Friday, July 18, 2014: 9:15 AM
Room: 416
Oral Presentation
Ewa JAROSZ , Institute of Philosophy and Sociology, Polish Academy of Sciences, Warsaw, Poland
Sociological and economic literature points to numerous differences across societies and social categories in their patterns of time allocation. For instance, studies of the labour force show that daily behaviours differ significantly between people of higher and lower occupational status (e.g. Kohn and Schooler, 1983). In the same time, behaviours of one social category, e.g. the unemployed, can be substantially different across different societies (e.g. Krueger, 2008). There are thus at least two dimensions that affect people’s daily time-use patterns: social norms and arrangements in a particular country, and individual place within the social structure. This study addresses both of them, analysing the influence of the macro-level setting (country) and basic social characteristics (gender, age, and employment status) on individual time-use patterns. This approach focuses on differences in the sequence structure and time allocation (e.g. unpaid work, socializing) analysed in a cross-sectional perspective.
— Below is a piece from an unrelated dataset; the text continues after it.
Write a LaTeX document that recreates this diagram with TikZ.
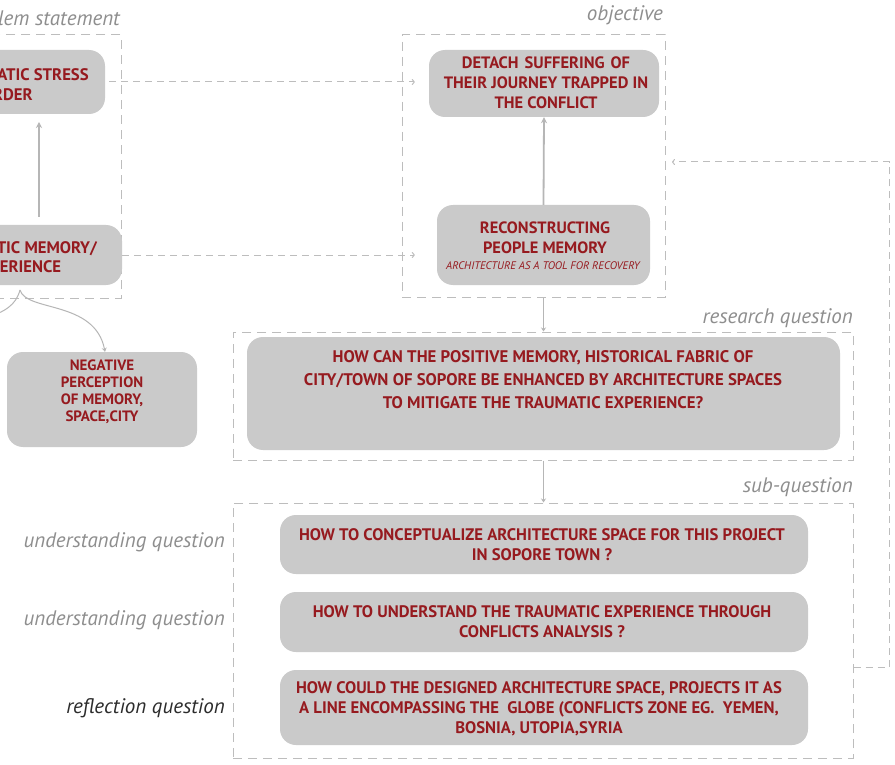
\documentclass[tikz,border=0pt]{standalone}
\usepackage{fontspec}
\setmainfont{PT Sans}
\usetikzlibrary{arrows.meta}
\definecolor{boxgray}{HTML}{CACACA}
\definecolor{txtred}{HTML}{961A1F}
\definecolor{dashgray}{HTML}{BDBDBD}
\definecolor{lblgray}{HTML}{8E8E8E}
\definecolor{arrgray}{HTML}{B6B6B6}
\definecolor{darklbl}{HTML}{2C2C2C}
\begin{document}
\begin{tikzpicture}[x=1pt,y=-1pt,
  card/.style={fill=boxgray, draw=none, rounded corners=16pt, inner sep=0pt},
  redtxt/.style={text=txtred, font=\bfseries\fontsize{16.7}{20}\selectfont, align=center, inner sep=0pt},
  lbl/.style={text=lblgray, font=\itshape\fontsize{21}{24}\selectfont, inner sep=0pt, anchor=base east},
  frame/.style={draw=dashgray, line width=1pt, dash pattern=on 9pt off 6pt, inner sep=0pt},
  dconn/.style={draw=dashgray, line width=1pt, dash pattern=on 7pt off 5pt, -{To[length=3pt,width=6pt]}},
  sconn/.style={draw=arrgray, line width=1.8pt, -{Stealth[length=6pt,width=6pt]}},
  tconn/.style={draw=arrgray, line width=1pt, -{Stealth[length=4pt,width=5pt]}},
]
\useasboundingbox (0,0) rectangle (895,765);
\clip (0,0) rectangle (895,765);
\fill[white] (0,0) rectangle (895,765);

% frames
\node[frame, minimum width=141pt, minimum height=263pt] (probf) at (50.5,166.5) {};
\node[frame, minimum width=263pt, minimum height=262pt] (objf) at (533.5,166) {};
\node[frame, minimum width=620pt, minimum height=128pt] (resf) at (543,396) {};
\node[frame, minimum width=620pt, minimum height=255pt] (subf) at (543,630.5) {};

% frame labels
\node[lbl] (lprob) at (120,26) {problem statement};
\node[lbl] (lobj) at (663,21) {objective};
\node[lbl] (lres) at (853,323) {research question};
\node[lbl] (lsub) at (853,492) {sub-question};
\node[lbl] (lu1) at (225,547) {understanding question};
\node[lbl] (lu2) at (225,625) {understanding question};
\node[lbl, text=darklbl] (lrf) at (225,713) {reflection question};

% cards
\node[card, minimum width=205pt, minimum height=64pt] (ptsd) at (2.5,82) {};
\node[redtxt] (ptsdt) at (-5,85) {POST TRAUMATIC STRESS\\DISORDER};
\node[card, minimum width=190pt, minimum height=60pt] (mem) at (27,255) {};
\node[redtxt, font=\bfseries\fontsize{16.7}{19}\selectfont] (memt) at (16,257) {TRAUMATIC MEMORY/\\EXPERIENCE};
\node[card, minimum width=190pt, minimum height=95pt] (neg) at (102,399.5) {};
\node[redtxt, font=\bfseries\fontsize{15}{17}\selectfont] (negt) at (102,392) {NEGATIVE\\PERCEPTION\\OF MEMORY,\\SPACE,CITY};

\node[card, minimum width=230pt, minimum height=67pt] (det) at (544,83.5) {};
\node[redtxt, font=\bfseries\fontsize{16.5}{20}\selectfont] (dett) at (546,83) {DETACH\hspace{6pt}SUFFERING\hspace{6pt}OF\\THEIR JOURNEY TRAPPED IN\\THE CONFLICT};
\node[card, minimum width=213pt, minimum height=80pt] (rec) at (543.5,245) {};
\node[redtxt, font=\bfseries\fontsize{16.4}{20}\selectfont] (rect) at (545,238) {RECONSTRUCTING\\PEOPLE MEMORY};
\node[text=txtred, font=\itshape\fontsize{11}{12}\selectfont, inner sep=0pt] (recs) at (543,266) {ARCHITECTURE AS A TOOL FOR RECOVERY};

\node[card, minimum width=593pt, minimum height=113pt] (res) at (543.5,393.5) {};
\node[redtxt, font=\bfseries\fontsize{16.8}{23}\selectfont] (rest) at (543,380) {HOW CAN THE POSITIVE MEMORY, HISTORICAL FABRIC OF\\CITY/TOWN OF SOPORE BE ENHANCED BY ARCHITECTURE SPACES\\TO MITIGATE THE TRAUMATIC EXPERIENCE?};

\node[card, minimum width=528pt, minimum height=59pt] (s1) at (544,544.5) {};
\node[redtxt] (s1t) at (542,545) {HOW TO CONCEPTUALIZE ARCHITECTURE SPACE FOR THIS PROJECT\\IN SOPORE TOWN ?};
\node[card, minimum width=528pt, minimum height=60pt] (s2) at (544,622) {};
\node[redtxt] (s2t) at (542,622) {HOW TO UNDERSTAND THE TRAUMATIC EXPERIENCE THROUGH\\CONFLICTS ANALYSIS ?};
\node[card, minimum width=528pt, minimum height=75pt] (s3) at (544,707.5) {};
\node[redtxt] (s3t) at (539,709) {HOW COULD THE DESIGNED ARCHITECTURE SPACE, PROJECTS IT AS\\A LINE ENCOMPASSING THE\ \ GLOBE (CONFLICTS ZONE EG.\ \ YEMEN,\\BOSNIA, UTOPIA,SYRIA};

% connectors
\draw[sconn] (39,217) -- (39,122);
\draw[dconn] (ptsd.east) ++(4,0) -- ([xshift=-14pt]ptsd.east -| det.west);
\draw[dconn] (mem.east) -- ([xshift=-22pt]mem.east -| rec.west);
\draw[sconn] (rec.north) -- (det.south);
\draw[tconn] (rec |- objf.south) -- (rec |- resf.north);
\draw[tconn] (rec |- resf.south) -- (rec |- subf.north);

% feedback loop
\coordinate (lp1) at (889,667);
\coordinate (lp2) at (889,162);
\coordinate (lp3) at (672,162);
\draw[dconn] (subf.east |- lp1) -- (lp1) -- (lp2) -- (lp3);

% branching curve to negative perception
\coordinate (br) at (20,290);
\coordinate (brl) at (-15,318);
\draw[draw=arrgray, line width=1pt] (br) .. controls (16,305) and (5,312) .. (brl);
\draw[tconn] (br) .. controls (26,312) and (95,300) .. (neg.north -| 105,0);
\end{tikzpicture}
\end{document}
Since most of the existing reports on structural differences in behaviours come from developed Western countries, this study uses time-use data from the countries rarely included in comparative research carried out in the field: Poland and Armenia. Daily time-use patterns of Poles and Armenians are compared in terms of how much they differ across social categories, as well as what are other lines of such differentiation in these societies. The additional benefit of the study is that it compares daily practices in the countries of Central Eastern Europe and the South Caucasus region.